Moscow has banned a gay parade planned to coincide with its hosting of the Eurovision Song Contest because it will "destroy morals" in the capital, a spokesman for the city's mayor said yesterday.
Gay rights activists have staged small unsanctioned parades in Moscow without government approval over the past few years. But they have faced arrests and severe beatings by anti-gay and neo-fascist groups.
"The Moscow government is saying: Moscow has never had gay parades and it never will," said Mayor Yuri Luzhkov's spokesman, Sergei Tsoi. "Not only do they destroy morals within our society, but they consciously provoke disorder which threatens the lives of Muscovites and visitors."

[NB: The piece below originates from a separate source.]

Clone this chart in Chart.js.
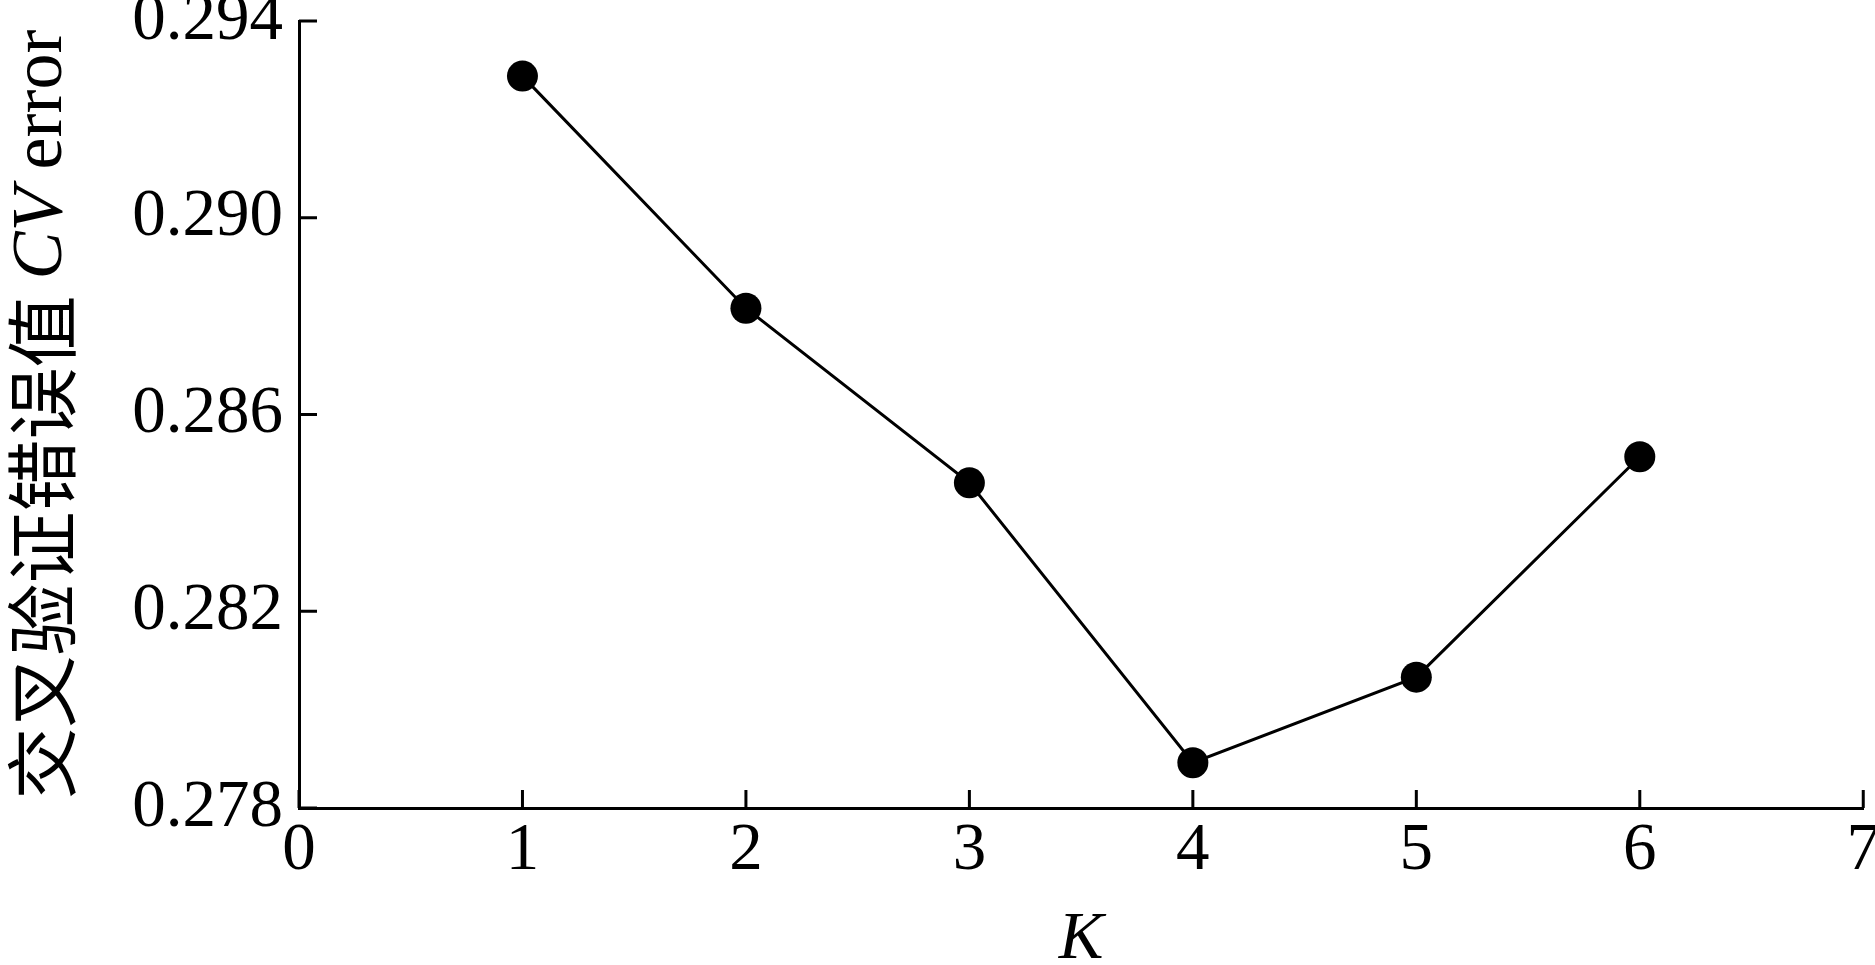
<!DOCTYPE html>
<html>
<head>
<meta charset="utf-8">
<script src="https://cdn.jsdelivr.net/npm/chart.js@4/dist/chart.umd.min.js"></script>
<style>
  html, body { margin: 0; padding: 0; background: #fff; overflow: hidden; }
  #frame { width: 1875px; height: 965px; overflow: hidden; }
  /* a bit wider than the page so the "7" label runs off the edge as in the original */
  #wrap { width: 1883px; height: 965px; }
</style>
</head>
<body>
<div id="frame"><div id="wrap"><canvas id="cvChart"></canvas></div></div>
<script>
// K values and the cross-validation error
const kValues = [1, 2, 3, 4, 5, 6];
const cvError = [0.29288, 0.28816, 0.28461, 0.27892, 0.28066, 0.28514];
const yTicks = [0.278, 0.282, 0.286, 0.290, 0.294];
const xTicks = [0, 1, 2, 3, 4, 5, 6, 7];

const SERIF = "'Liberation Serif', 'Times New Roman', serif";
const CJK = "'Noto Sans CJK SC', sans-serif";

// inward ticks, like the original plot
const inwardTicks = {
    id: 'inwardTicks',
    afterDraw(chart) {
        const ctx = chart.ctx;
        const x = chart.scales.x, y = chart.scales.y;
        const len = 18;
        ctx.save();
        ctx.strokeStyle = '#000';
        ctx.lineWidth = 3;
        ctx.beginPath();
        xTicks.forEach(v => {
            const px = x.getPixelForValue(v);
            ctx.moveTo(px, y.bottom);
            ctx.lineTo(px, y.bottom - len);
        });
        yTicks.forEach(v => {
            const py = y.getPixelForValue(v);
            ctx.moveTo(x.left, py);
            ctx.lineTo(x.left + len, py);
        });
        ctx.stroke();
        ctx.restore();
    }
};

// y title with mixed fonts (CJK + italic CV)
const yTitle = {
    id: 'yTitle',
    afterDraw(chart) {
        const ctx = chart.ctx;
        const area = chart.chartArea;
        const parts = [
            { t: '交叉验证错误值 ', f: '72px ' + CJK },
            { t: 'CV', f: 'italic 72px ' + SERIF },
            { t: ' error', f: '72px ' + SERIF }
        ];
        ctx.save();
        let total = 0;
        parts.forEach(p => { ctx.font = p.f; p.w = ctx.measureText(p.t).width; total += p.w; });
        ctx.translate(42, (area.top + area.bottom) / 2);
        ctx.rotate(-Math.PI / 2);
        ctx.fillStyle = '#000';
        ctx.textBaseline = 'middle';
        let cx = -total / 2;
        parts.forEach(p => {
            ctx.font = p.f;
            ctx.fillText(p.t, cx, 0);
            cx += p.w;
        });
        ctx.restore();
    }
};

new Chart(document.getElementById('cvChart'), {
    type: 'line',
    data: {
        datasets: [{
            data: kValues.map((k, i) => ({ x: k, y: cvError[i] })),
            borderColor: '#000',
            borderWidth: 3,
            backgroundColor: '#000',
            pointRadius: 15.5,
            pointBackgroundColor: '#000',
            pointBorderWidth: 0,
            tension: 0
        }]
    },
    options: {
        responsive: true,
        maintainAspectRatio: false,
        animation: false,
        layout: { padding: { top: 21, right: 0, left: 0, bottom: 0 } },
        plugins: {
            legend: { display: false },
            tooltip: { enabled: false }
        },
        scales: {
            x: {
                type: 'linear',
                min: 0,
                max: 7,
                afterBuildTicks: s => { s.ticks = xTicks.map(v => ({ value: v })); },
                afterFit: s => { s.height = 157; s.paddingLeft = 0; },
                grid: { display: false, drawTicks: false },
                border: { display: true, color: '#000', width: 3 },
                ticks: {
                    color: '#000',
                    padding: 3,
                    maxRotation: 0,
                    font: { family: SERIF, size: 67 }
                },
                title: {
                    display: true,
                    text: 'K',
                    color: '#000',
                    padding: { top: 0, bottom: -16 },
                    font: { family: SERIF, size: 67, style: 'italic' }
                }
            },
            y: {
                min: 0.278,
                max: 0.294,
                afterBuildTicks: s => { s.ticks = yTicks.map(v => ({ value: v })); },
                afterFit: s => { s.width = 299; s.paddingTop = 0; s.paddingBottom = 0; },
                grid: { display: false, drawTicks: false },
                border: { display: true, color: '#000', width: 3 },
                ticks: {
                    color: '#000',
                    padding: 16,
                    font: { family: SERIF, size: 67 },
                    callback: v => v.toFixed(3)
                }
            }
        }
    },
    plugins: [inwardTicks, yTitle]
});
</script>
</body>
</html>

Parade organiser and prominent gay rights activist Nikolai Alekseyev said on his website www.gayrussia.ru that the event would take place anyway.
"This is our right and it is guaranteed by the constitution. No official, including the Moscow mayor, has the right to violate it," Mr Alekseyev said. But Mr Luzhkov's spokesman said any attempt to hold an unsanctioned gay parade would be "toughly stopped by law enforcement agencies in accordance with the law".
Mr Luzhkov, who has been mayor of Moscow since 1992, once said gay parades were "a satanic act"
Russia did not decriminalise gay sex until 1993, two years after the Soviet Union's collapse, and intolerance is widespread.
Moscow has no gay-friendly district and the homosexual scene is still largely underground. Public displays of affection between same-sex couples are rare.
The gay parade, scheduled for May 16, was meant to coincide with Moscow's hosting of the Eurovision Song Contest. Activists had asked that competitors back homosexual rights on stage.